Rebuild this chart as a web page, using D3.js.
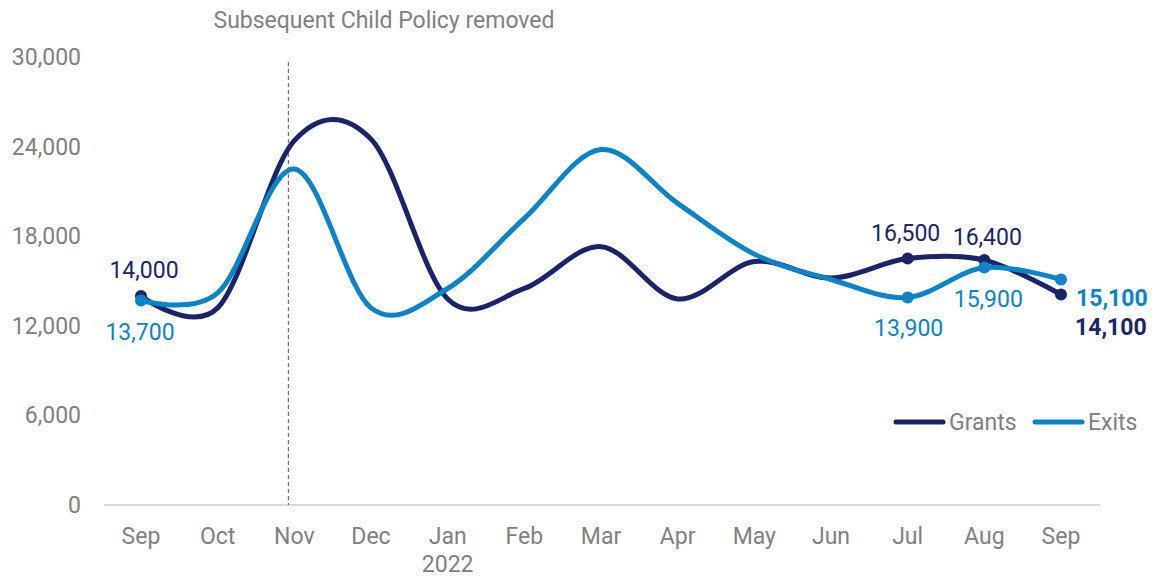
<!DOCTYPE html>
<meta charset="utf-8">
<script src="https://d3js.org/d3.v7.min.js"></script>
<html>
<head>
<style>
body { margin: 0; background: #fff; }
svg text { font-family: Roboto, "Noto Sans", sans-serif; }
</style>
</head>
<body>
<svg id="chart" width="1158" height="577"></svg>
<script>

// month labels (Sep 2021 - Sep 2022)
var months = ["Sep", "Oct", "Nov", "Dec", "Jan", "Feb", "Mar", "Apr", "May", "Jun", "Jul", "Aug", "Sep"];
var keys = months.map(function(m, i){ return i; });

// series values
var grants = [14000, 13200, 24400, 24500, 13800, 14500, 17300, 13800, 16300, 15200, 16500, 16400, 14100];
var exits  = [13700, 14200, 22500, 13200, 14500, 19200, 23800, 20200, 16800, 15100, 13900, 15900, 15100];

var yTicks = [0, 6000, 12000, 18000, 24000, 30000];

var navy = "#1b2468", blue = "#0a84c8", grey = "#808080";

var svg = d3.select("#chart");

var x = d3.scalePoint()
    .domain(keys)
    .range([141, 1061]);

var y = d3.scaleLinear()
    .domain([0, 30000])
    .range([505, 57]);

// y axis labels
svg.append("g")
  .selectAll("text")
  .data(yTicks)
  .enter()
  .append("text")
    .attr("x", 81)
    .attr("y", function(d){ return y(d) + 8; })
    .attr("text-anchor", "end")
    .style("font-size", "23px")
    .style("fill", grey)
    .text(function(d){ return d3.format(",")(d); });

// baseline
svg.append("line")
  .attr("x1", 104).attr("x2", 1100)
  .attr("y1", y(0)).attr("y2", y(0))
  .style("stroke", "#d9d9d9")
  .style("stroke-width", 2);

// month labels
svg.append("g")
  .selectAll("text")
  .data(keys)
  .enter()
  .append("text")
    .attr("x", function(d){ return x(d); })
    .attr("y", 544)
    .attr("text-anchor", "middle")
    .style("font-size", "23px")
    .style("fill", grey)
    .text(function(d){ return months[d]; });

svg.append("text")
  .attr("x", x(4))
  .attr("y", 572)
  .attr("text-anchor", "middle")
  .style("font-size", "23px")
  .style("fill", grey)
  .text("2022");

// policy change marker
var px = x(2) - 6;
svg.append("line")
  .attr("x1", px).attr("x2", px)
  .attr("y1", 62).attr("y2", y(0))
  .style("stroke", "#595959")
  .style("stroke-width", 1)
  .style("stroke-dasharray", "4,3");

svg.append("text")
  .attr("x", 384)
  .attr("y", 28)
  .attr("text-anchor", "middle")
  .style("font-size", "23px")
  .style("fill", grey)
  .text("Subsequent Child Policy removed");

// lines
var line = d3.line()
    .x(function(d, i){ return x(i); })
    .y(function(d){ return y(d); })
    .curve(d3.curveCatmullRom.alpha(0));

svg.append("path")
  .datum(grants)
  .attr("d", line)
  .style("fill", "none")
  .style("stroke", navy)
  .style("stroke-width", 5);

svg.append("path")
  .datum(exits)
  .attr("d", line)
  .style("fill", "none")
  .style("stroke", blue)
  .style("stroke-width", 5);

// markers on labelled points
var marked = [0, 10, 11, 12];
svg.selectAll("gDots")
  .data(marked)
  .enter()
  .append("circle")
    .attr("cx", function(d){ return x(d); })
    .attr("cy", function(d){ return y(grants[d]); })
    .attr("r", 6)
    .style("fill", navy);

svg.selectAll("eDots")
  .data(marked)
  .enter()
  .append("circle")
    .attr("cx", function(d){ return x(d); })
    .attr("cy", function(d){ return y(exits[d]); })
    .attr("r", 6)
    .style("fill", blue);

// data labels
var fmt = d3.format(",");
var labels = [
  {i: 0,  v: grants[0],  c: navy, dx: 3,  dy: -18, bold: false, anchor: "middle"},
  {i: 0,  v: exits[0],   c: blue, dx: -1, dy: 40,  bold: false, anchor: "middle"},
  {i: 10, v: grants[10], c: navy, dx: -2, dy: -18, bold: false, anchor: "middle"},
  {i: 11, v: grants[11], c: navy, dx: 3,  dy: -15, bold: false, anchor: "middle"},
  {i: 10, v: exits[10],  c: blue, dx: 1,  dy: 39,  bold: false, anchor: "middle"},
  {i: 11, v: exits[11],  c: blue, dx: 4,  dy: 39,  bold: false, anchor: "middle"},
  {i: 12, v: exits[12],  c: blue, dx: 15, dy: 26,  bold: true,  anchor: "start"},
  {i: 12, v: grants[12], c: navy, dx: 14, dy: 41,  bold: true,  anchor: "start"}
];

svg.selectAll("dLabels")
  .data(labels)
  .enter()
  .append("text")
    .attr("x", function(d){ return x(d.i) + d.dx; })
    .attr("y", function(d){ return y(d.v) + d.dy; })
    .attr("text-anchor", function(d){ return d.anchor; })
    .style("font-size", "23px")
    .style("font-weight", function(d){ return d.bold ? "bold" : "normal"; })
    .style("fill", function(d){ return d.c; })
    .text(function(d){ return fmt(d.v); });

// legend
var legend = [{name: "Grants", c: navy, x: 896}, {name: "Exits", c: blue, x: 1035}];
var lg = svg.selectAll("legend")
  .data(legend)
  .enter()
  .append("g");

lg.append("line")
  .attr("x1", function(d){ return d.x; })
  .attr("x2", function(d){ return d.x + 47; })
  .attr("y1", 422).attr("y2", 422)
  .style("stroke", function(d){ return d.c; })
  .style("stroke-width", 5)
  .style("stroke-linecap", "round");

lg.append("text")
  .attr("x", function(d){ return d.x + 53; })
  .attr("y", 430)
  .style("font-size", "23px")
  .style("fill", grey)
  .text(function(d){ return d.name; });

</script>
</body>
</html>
*-*-*
▶ _Exercise goal_: Without the pictures, write out all of the material exactly.

▶ _The output_:
Rebuild this chart as a web page, using D3.js.
<!DOCTYPE html>
<meta charset="utf-8">
<script src="https://d3js.org/d3.v7.min.js"></script>
<html>
<head>
<style>
body { margin: 0; background: #fff; }
svg text { font-family: Roboto, "Noto Sans", sans-serif; }
</style>
</head>
<body>
<svg id="chart" width="1158" height="577"></svg>
<script>

// month labels (Sep 2021 - Sep 2022)
var months = ["Sep", "Oct", "Nov", "Dec", "Jan", "Feb", "Mar", "Apr", "May", "Jun", "Jul", "Aug", "Sep"];
var keys = months.map(function(m, i){ return i; });

// series values
var grants = [14000, 13200, 24400, 24500, 13800, 14500, 17300, 13800, 16300, 15200, 16500, 16400, 14100];
var exits  = [13700, 14200, 22500, 13200, 14500, 19200, 23800, 20200, 16800, 15100, 13900, 15900, 15100];

var yTicks = [0, 6000, 12000, 18000, 24000, 30000];

var navy = "#1b2468", blue = "#0a84c8", grey = "#808080";

var svg = d3.select("#chart");

var x = d3.scalePoint()
    .domain(keys)
    .range([141, 1061]);

var y = d3.scaleLinear()
    .domain([0, 30000])
    .range([505, 57]);

// y axis labels
svg.append("g")
  .selectAll("text")
  .data(yTicks)
  .enter()
  .append("text")
    .attr("x", 81)
    .attr("y", function(d){ return y(d) + 8; })
    .attr("text-anchor", "end")
    .style("font-size", "23px")
    .style("fill", grey)
    .text(function(d){ return d3.format(",")(d); });

// baseline
svg.append("line")
  .attr("x1", 104).attr("x2", 1100)
  .attr("y1", y(0)).attr("y2", y(0))
  .style("stroke", "#d9d9d9")
  .style("stroke-width", 2);

// month labels
svg.append("g")
  .selectAll("text")
  .data(keys)
  .enter()
  .append("text")
    .attr("x", function(d){ return x(d); })
    .attr("y", 544)
    .attr("text-anchor", "middle")
    .style("font-size", "23px")
    .style("fill", grey)
    .text(function(d){ return months[d]; });

svg.append("text")
  .attr("x", x(4))
  .attr("y", 572)
  .attr("text-anchor", "middle")
  .style("font-size", "23px")
  .style("fill", grey)
  .text("2022");

// policy change marker
var px = x(2) - 6;
svg.append("line")
  .attr("x1", px).attr("x2", px)
  .attr("y1", 62).attr("y2", y(0))
  .style("stroke", "#595959")
  .style("stroke-width", 1)
  .style("stroke-dasharray", "4,3");

svg.append("text")
  .attr("x", 384)
  .attr("y", 28)
  .attr("text-anchor", "middle")
  .style("font-size", "23px")
  .style("fill", grey)
  .text("Subsequent Child Policy removed");

// lines
var line = d3.line()
    .x(function(d, i){ return x(i); })
    .y(function(d){ return y(d); })
    .curve(d3.curveCatmullRom.alpha(0));

svg.append("path")
  .datum(grants)
  .attr("d", line)
  .style("fill", "none")
  .style("stroke", navy)
  .style("stroke-width", 5);

svg.append("path")
  .datum(exits)
  .attr("d", line)
  .style("fill", "none")
  .style("stroke", blue)
  .style("stroke-width", 5);

// markers on labelled points
var marked = [0, 10, 11, 12];
svg.selectAll("gDots")
  .data(marked)
  .enter()
  .append("circle")
    .attr("cx", function(d){ return x(d); })
    .attr("cy", function(d){ return y(grants[d]); })
    .attr("r", 6)
    .style("fill", navy);

svg.selectAll("eDots")
  .data(marked)
  .enter()
  .append("circle")
    .attr("cx", function(d){ return x(d); })
    .attr("cy", function(d){ return y(exits[d]); })
    .attr("r", 6)
    .style("fill", blue);

// data labels
var fmt = d3.format(",");
var labels = [
  {i: 0,  v: grants[0],  c: navy, dx: 3,  dy: -18, bold: false, anchor: "middle"},
  {i: 0,  v: exits[0],   c: blue, dx: -1, dy: 40,  bold: false, anchor: "middle"},
  {i: 10, v: grants[10], c: navy, dx: -2, dy: -18, bold: false, anchor: "middle"},
  {i: 11, v: grants[11], c: navy, dx: 3,  dy: -15, bold: false, anchor: "middle"},
  {i: 10, v: exits[10],  c: blue, dx: 1,  dy: 39,  bold: false, anchor: "middle"},
  {i: 11, v: exits[11],  c: blue, dx: 4,  dy: 39,  bold: false, anchor: "middle"},
  {i: 12, v: exits[12],  c: blue, dx: 15, dy: 26,  bold: true,  anchor: "start"},
  {i: 12, v: grants[12], c: navy, dx: 14, dy: 41,  bold: true,  anchor: "start"}
];

svg.selectAll("dLabels")
  .data(labels)
  .enter()
  .append("text")
    .attr("x", function(d){ return x(d.i) + d.dx; })
    .attr("y", function(d){ return y(d.v) + d.dy; })
    .attr("text-anchor", function(d){ return d.anchor; })
    .style("font-size", "23px")
    .style("font-weight", function(d){ return d.bold ? "bold" : "normal"; })
    .style("fill", function(d){ return d.c; })
    .text(function(d){ return fmt(d.v); });

// legend
var legend = [{name: "Grants", c: navy, x: 896}, {name: "Exits", c: blue, x: 1035}];
var lg = svg.selectAll("legend")
  .data(legend)
  .enter()
  .append("g");

lg.append("line")
  .attr("x1", function(d){ return d.x; })
  .attr("x2", function(d){ return d.x + 47; })
  .attr("y1", 422).attr("y2", 422)
  .style("stroke", function(d){ return d.c; })
  .style("stroke-width", 5)
  .style("stroke-linecap", "round");

lg.append("text")
  .attr("x", function(d){ return d.x + 53; })
  .attr("y", 430)
  .style("font-size", "23px")
  .style("fill", grey)
  .text(function(d){ return d.name; });

</script>
</body>
</html>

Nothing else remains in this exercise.